The flights come shortly after the company broke its two-year hiatus with a final pre-commercial test flight in May. The test flight, Unity 25, was the 25th flight and fifth spaceflight undertaken by the company. It served as the last test to prepare for commercial operations later this month.
“Unity 25 is the final assessment of the full spaceflight system and astronaut experience before commercial service opens in late June,” the company wrote in a press release last month.
Wealthy customers have been clamoring for years to get their hands on the tickets, which have been on sale since 2005, AFP reported. The hundreds of interested customers have resulted in a huge backlog, Virgin Galactic spokesman Jeff Michaels told the Washington Examiner. He said that the company has sold about 800 tickets.
“I can’t foresee any complications, nor can our president, Michael Colglazier,” Michaels said. “But weather could, I suppose, cause a delay. But we’re currently all set for late June.”

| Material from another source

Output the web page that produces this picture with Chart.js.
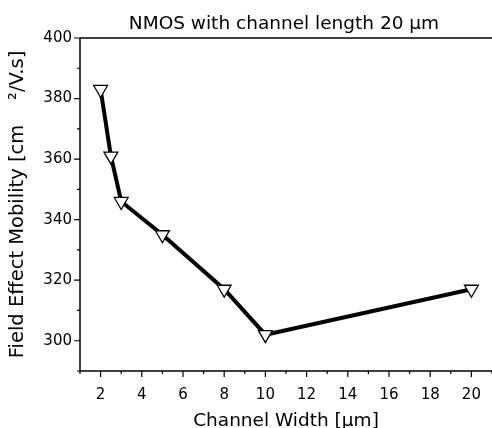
<!DOCTYPE html>
<html><head><meta charset="utf-8">
<script src="https://cdn.jsdelivr.net/npm/chart.js@4"></script>
<style>html,body{margin:0;padding:0;background:#fff}#wrap{width:492px;height:428px;position:relative}</style>
</head><body><div id="wrap"><canvas id="c"></canvas></div>
<script>
const chartTitle = 'NMOS with channel length 20 \u03bcm';
const xTitle = 'Channel Width [\u03bcm]';
const yTitle = 'Field Effect Mobility [cm    \u00b2/V.s]';
const channelWidths = [2, 2.5, 3, 5, 8, 10, 20];
const mobility = [383, 361, 346, 335, 317, 302, 317];
const xMajorTicks = [2, 4, 6, 8, 10, 12, 14, 16, 18, 20];
const xMinorTicks = [1, 3, 5, 7, 9, 11, 13, 15, 17, 19, 21];
const yMajorTicks = [300, 320, 340, 360, 380, 400];
const yMinorTicks = [290, 310, 330, 350, 370, 390];
const xRange = [1, 21];
const yRange = [290, 400];

const FONT = '"DejaVu Sans", "Liberation Sans", Arial, sans-serif';

const framePlugin = {
  id: 'frame',
  beforeDatasetsDraw(chart) {
    const {ctx, chartArea: a, scales: {x, y}} = chart;
    ctx.save();
    ctx.strokeStyle = '#000';
    ctx.lineWidth = 1.5;
    ctx.beginPath();
    ctx.moveTo(a.left, a.top); ctx.lineTo(a.right, a.top);
    ctx.moveTo(a.left, a.top); ctx.lineTo(a.left, a.bottom); ctx.lineTo(a.right, a.bottom);
    ctx.stroke();
    ctx.lineWidth = 1.2;
    ctx.beginPath();
    xMajorTicks.forEach(v => { const p = x.getPixelForValue(v); ctx.moveTo(p, a.bottom); ctx.lineTo(p, a.bottom + 6); });
    xMinorTicks.forEach(v => { const p = x.getPixelForValue(v); ctx.moveTo(p, a.bottom); ctx.lineTo(p, a.bottom + 3); });
    yMajorTicks.forEach(v => { const p = y.getPixelForValue(v); ctx.moveTo(a.left, p); ctx.lineTo(a.left - 6, p); });
    yMinorTicks.forEach(v => { const p = y.getPixelForValue(v); ctx.moveTo(a.left, p); ctx.lineTo(a.left - 3, p); });
    ctx.stroke();
    ctx.fillStyle = '#000';
    ctx.font = '18.5px ' + FONT;
    ctx.textAlign = 'center';
    ctx.textBaseline = 'alphabetic';
    ctx.fillText(chartTitle, (a.left + a.right) / 2 - 2, 28.5);
    ctx.restore();
  }
};

new Chart(document.getElementById('c'), {
  type: 'scatter',
  data: {
    datasets: [{
      data: channelWidths.map((w, i) => ({x: w, y: mobility[i]})),
      showLine: true,
      borderColor: '#000',
      borderWidth: 4,
      pointStyle: 'triangle',
      rotation: 180,
      pointRadius: 8,
      pointBackgroundColor: '#fff',
      pointBorderColor: '#000',
      pointBorderWidth: 1.3
    }]
  },
  options: {
    responsive: true,
    maintainAspectRatio: false,
    animation: false,
    layout: {autoPadding: false, padding: {top: 38, right: 0, left: 0, bottom: 0}},
    plugins: {legend: {display: false}, tooltip: {enabled: false}},
    scales: {
      x: {
        type: 'linear', min: xRange[0], max: xRange[1],
        afterBuildTicks: s => { s.ticks = xMajorTicks.map(v => ({value: v})); },
        afterFit: s => { s.height = 57; s.paddingLeft = 0; s.paddingRight = 0; },
        grid: {display: false, drawTicks: false},
        border: {display: false},
        ticks: {color: '#000', font: {size: 15, family: FONT}, padding: 15, maxRotation: 0, autoSkip: false},
        title: {display: true, text: xTitle, color: '#000', font: {size: 18.5, family: FONT}, padding: {top: 0, bottom: -4}}
      },
      y: {
        type: 'linear', min: yRange[0], max: yRange[1],
        afterBuildTicks: s => { s.ticks = yMajorTicks.map(v => ({value: v})); },
        afterFit: s => { s.width = 80; s.paddingTop = 0; s.paddingBottom = 0; },
        grid: {display: false, drawTicks: false},
        border: {display: false},
        ticks: {color: '#000', font: {size: 15, family: FONT}, padding: 8, autoSkip: false},
        title: {display: true, text: yTitle, color: '#000', font: {size: 19.5, family: FONT}, padding: {top: 6, bottom: 0}}
      }
    }
  },
  plugins: [framePlugin]
});
</script>
</body></html>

Each commercial flight can carry four passengers. Each flight will last about 90 minutes. The flight begins when the shuttle, attached to a plane, takes off from a runway and is flown to an altitude of 50,000 feet. The shuttle then detaches from the “mothership,” and the rocket engine ignites, sending it into space at nearly 3 1/2 times the speed of sound.
After 60 seconds, passengers can unbuckle and experience zero gravity as the shuttle briefly floats in space. The craft then will glide back down to Earth and land on the runway it took off from.
Virgin Galactic doesn’t have a monopoly on commercial spaceflight, however. Jeff Bezos’s Blue Origin has dipped into the commercial spaceflight business as well, beating the company to the first commercial space flight. Tickets for Blue Origin are far more expensive, however, costing roughly $1.25 million each, according to Spaceflight Now.